Mit einem sehr offensiv ausgelegten 4-4-2 wurde Galatasaray im Vorjahr Meister. Johan Elmander und Necati Ates bildeten die Doppelspitze, auf den Außen agierten mit Emre Colak und Engin Baytar zwei gelernte Zentralspieler. Zentral bildeten Selcuk Inan und Felipe Melo die Schaltzentrale. Terim kündigte aber schon früh in der Vorbereitung zur neuen Saison an, einen Systemwechsel in Erwägung zu ziehen, um insgesamt etwas moderner und ausgewogener agieren zu können.

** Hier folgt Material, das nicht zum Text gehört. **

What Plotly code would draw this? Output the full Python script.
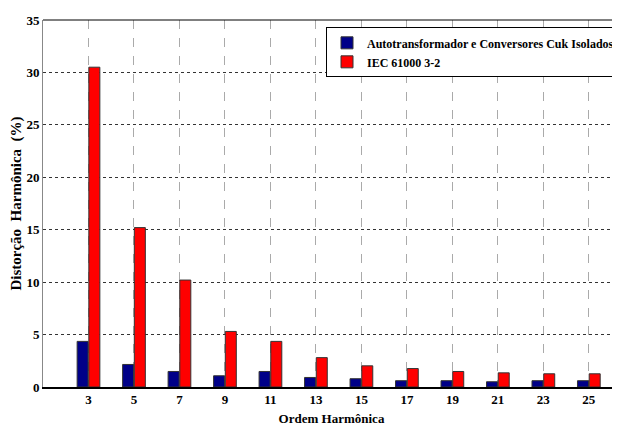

Zunächst blieb er beim 4-4-2, auch weil Burak und Umut in Serie trafen. Aber: Galatasaray ist in der Rückwärtsbewegung deutlich anfälliger als noch im Vorjahr, was letztlich zur Planänderung führte. Terim freundete sich mit dem 4-2-3-1 an, was schließlich zum Interesse an Wesley Sneijder führte. Als Alternative, und dem Vernehmen nach die von Terim favorisierte Lösung, galt Real Madrids Kaka. Gesucht wurde eine Nummer 10 für das Spielzentrum.

Beim 2:0 gegen Antalyaspor stellte Terim erstmals um und Sneijder begann auf der Zehn - hinter der einzigen Spitze Burak Yilmaz. Bei Akhisarspor probte Terim dann aber schon ein 4-3-1-2: wieder mit Sneijder auf der Zehn und Burak/Umut in der Spitze. Der für Umut eingewechselte Didier Drogba markierte schließlich das 1:0 und bereitete das 2:0 vor.

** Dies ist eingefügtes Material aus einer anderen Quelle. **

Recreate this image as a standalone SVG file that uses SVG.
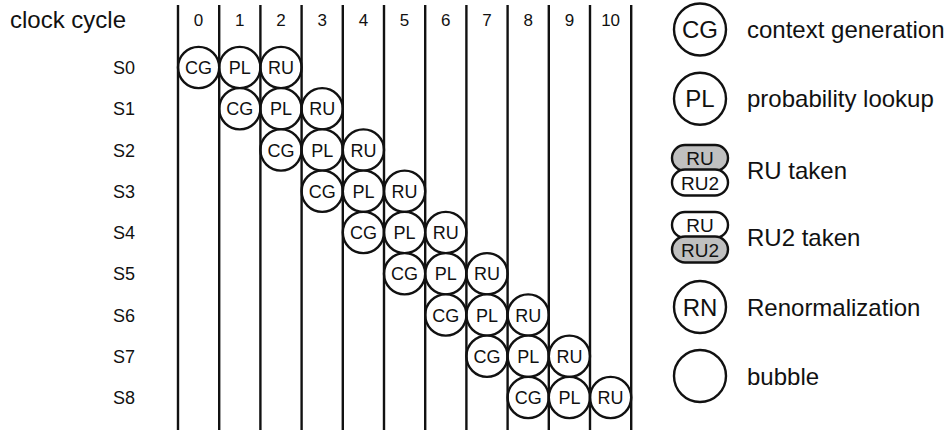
<svg xmlns="http://www.w3.org/2000/svg" width="950" height="435" viewBox="0 0 950 435">
<style>
text{font-family:"Liberation Sans",Arial,sans-serif;fill:#111}
.hdr{font-size:24px}
.num{font-size:17px;text-anchor:middle}
.row{font-size:18px;text-anchor:end}
.lbl{font-size:18px;text-anchor:middle}
.grid{stroke:#111;stroke-width:2.4}
.c{fill:#fff;stroke:#111;stroke-width:2.4}
.lc{fill:#fff;stroke:#111;stroke-width:2.4}
.pw{fill:#fff;stroke:#111;stroke-width:2.4}
.pg{fill:#c0c0c0;stroke:#111;stroke-width:2.4}
.ll{font-size:24px;text-anchor:middle}
.pl{font-size:19px;text-anchor:middle}
.lt{font-size:24px}
</style>
<rect width="950" height="435" fill="#fff"/>
<text class="hdr" x="10" y="28">clock cycle</text>
<g id="columns">
<text class="num" x="198.6" y="26">0</text>
<text class="num" x="239.8" y="26">1</text>
<text class="num" x="281" y="26">2</text>
<text class="num" x="322.2" y="26">3</text>
<text class="num" x="363.4" y="26">4</text>
<text class="num" x="404.6" y="26">5</text>
<text class="num" x="445.8" y="26">6</text>
<text class="num" x="487" y="26">7</text>
<text class="num" x="528.2" y="26">8</text>
<text class="num" x="569.4" y="26">9</text>
<text class="num" x="610.6" y="26">10</text>
</g>
<g id="rows">
<text class="row" x="135" y="74">S0</text>
<text class="row" x="135" y="115.25">S1</text>
<text class="row" x="135" y="156.5">S2</text>
<text class="row" x="135" y="197.75">S3</text>
<text class="row" x="135" y="239">S4</text>
<text class="row" x="135" y="280.25">S5</text>
<text class="row" x="135" y="321.5">S6</text>
<text class="row" x="135" y="362.75">S7</text>
<text class="row" x="135" y="404">S8</text>
</g>
<g id="stages">
<g id="s0"><circle class="c" cx="198.6" cy="67.5" r="20.6"/><text class="lbl" x="198.6" y="74">CG</text><circle class="c" cx="239.8" cy="67.5" r="20.6"/><text class="lbl" x="239.8" y="74">PL</text><circle class="c" cx="281" cy="67.5" r="20.6"/><text class="lbl" x="281" y="74">RU</text></g>
<g id="s1"><circle class="c" cx="239.8" cy="108.75" r="20.6"/><text class="lbl" x="239.8" y="115.25">CG</text><circle class="c" cx="281" cy="108.75" r="20.6"/><text class="lbl" x="281" y="115.25">PL</text><circle class="c" cx="322.2" cy="108.75" r="20.6"/><text class="lbl" x="322.2" y="115.25">RU</text></g>
<g id="s2"><circle class="c" cx="281" cy="150" r="20.6"/><text class="lbl" x="281" y="156.5">CG</text><circle class="c" cx="322.2" cy="150" r="20.6"/><text class="lbl" x="322.2" y="156.5">PL</text><circle class="c" cx="363.4" cy="150" r="20.6"/><text class="lbl" x="363.4" y="156.5">RU</text></g>
<g id="s3"><circle class="c" cx="322.2" cy="191.25" r="20.6"/><text class="lbl" x="322.2" y="197.75">CG</text><circle class="c" cx="363.4" cy="191.25" r="20.6"/><text class="lbl" x="363.4" y="197.75">PL</text><circle class="c" cx="404.6" cy="191.25" r="20.6"/><text class="lbl" x="404.6" y="197.75">RU</text></g>
<g id="s4"><circle class="c" cx="363.4" cy="232.5" r="20.6"/><text class="lbl" x="363.4" y="239">CG</text><circle class="c" cx="404.6" cy="232.5" r="20.6"/><text class="lbl" x="404.6" y="239">PL</text><circle class="c" cx="445.8" cy="232.5" r="20.6"/><text class="lbl" x="445.8" y="239">RU</text></g>
<g id="s5"><circle class="c" cx="404.6" cy="273.75" r="20.6"/><text class="lbl" x="404.6" y="280.25">CG</text><circle class="c" cx="445.8" cy="273.75" r="20.6"/><text class="lbl" x="445.8" y="280.25">PL</text><circle class="c" cx="487" cy="273.75" r="20.6"/><text class="lbl" x="487" y="280.25">RU</text></g>
<g id="s6"><circle class="c" cx="445.8" cy="315" r="20.6"/><text class="lbl" x="445.8" y="321.5">CG</text><circle class="c" cx="487" cy="315" r="20.6"/><text class="lbl" x="487" y="321.5">PL</text><circle class="c" cx="528.2" cy="315" r="20.6"/><text class="lbl" x="528.2" y="321.5">RU</text></g>
<g id="s7"><circle class="c" cx="487" cy="356.25" r="20.6"/><text class="lbl" x="487" y="362.75">CG</text><circle class="c" cx="528.2" cy="356.25" r="20.6"/><text class="lbl" x="528.2" y="362.75">PL</text><circle class="c" cx="569.4" cy="356.25" r="20.6"/><text class="lbl" x="569.4" y="362.75">RU</text></g>
<g id="s8"><circle class="c" cx="528.2" cy="397.5" r="20.6"/><text class="lbl" x="528.2" y="404">CG</text><circle class="c" cx="569.4" cy="397.5" r="20.6"/><text class="lbl" x="569.4" y="404">PL</text><circle class="c" cx="610.6" cy="397.5" r="20.6"/><text class="lbl" x="610.6" y="404">RU</text></g>
</g>
<g id="gridlines">
<line class="grid" x1="178" y1="5" x2="178" y2="430"/>
<line class="grid" x1="219.2" y1="5" x2="219.2" y2="430"/>
<line class="grid" x1="260.4" y1="5" x2="260.4" y2="430"/>
<line class="grid" x1="301.6" y1="5" x2="301.6" y2="430"/>
<line class="grid" x1="342.8" y1="5" x2="342.8" y2="430"/>
<line class="grid" x1="384" y1="5" x2="384" y2="430"/>
<line class="grid" x1="425.2" y1="5" x2="425.2" y2="430"/>
<line class="grid" x1="466.4" y1="5" x2="466.4" y2="430"/>
<line class="grid" x1="507.6" y1="5" x2="507.6" y2="430"/>
<line class="grid" x1="548.8" y1="5" x2="548.8" y2="430"/>
<line class="grid" x1="590" y1="5" x2="590" y2="430"/>
<line class="grid" x1="631.2" y1="5" x2="631.2" y2="430"/>
</g>
<g id="legend">
<g id="leg-cg"><circle class="lc" cx="700" cy="29.5" r="26"/><text class="ll" x="700" y="38">CG</text><text class="lt" x="747" y="38">context generation</text></g>
<g id="leg-pl"><circle class="lc" cx="700" cy="98.8" r="26"/><text class="ll" x="700" y="107.3">PL</text><text class="lt" x="747" y="107.3">probability lookup</text></g>
<g id="leg-ru"><rect class="pg" x="672" y="145" width="56" height="26" rx="13"/><text class="pl" x="700" y="164.5">RU</text><rect class="pw" x="672" y="169.5" width="56" height="26" rx="13"/><text class="pl" x="700" y="189.5">RU2</text><text class="lt" x="747" y="179">RU taken</text></g>
<g id="leg-ru2"><rect class="pw" x="672" y="212" width="56" height="26" rx="13"/><text class="pl" x="700" y="231.5">RU</text><rect class="pg" x="672" y="236.5" width="56" height="26" rx="13"/><text class="pl" x="700" y="256.5">RU2</text><text class="lt" x="747" y="246">RU2 taken</text></g>
<g id="leg-rn"><circle class="lc" cx="700" cy="307" r="26"/><text class="ll" x="700" y="315.5">RN</text><text class="lt" x="747" y="315.5">Renormalization</text></g>
<g id="leg-bubble"><circle class="lc" cx="700" cy="376" r="26"/><text class="lt" x="747" y="384.5">bubble</text></g>
</g>
</svg>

Wäre Drogba nicht verpflichtet worden, wäre man wohl beim 4-2-3-1 geblieben. Um seine torgefährlichsten Akteure spielen zu lassen, scheint Terim aber das 4-3-1-2 zu favorisieren - auch wenn er da noch den Feinschliff sucht. Eine wichtige Rolle, ganz gleichgültig in welchem System, fallen Felipe Melo, Selcuk Inan und Hamit Altintop zu, die sich um die Ordnung im Zentrum kümmern sollen. Der Nachteil für Terim: Viel Zeit für Experimente hat er nicht.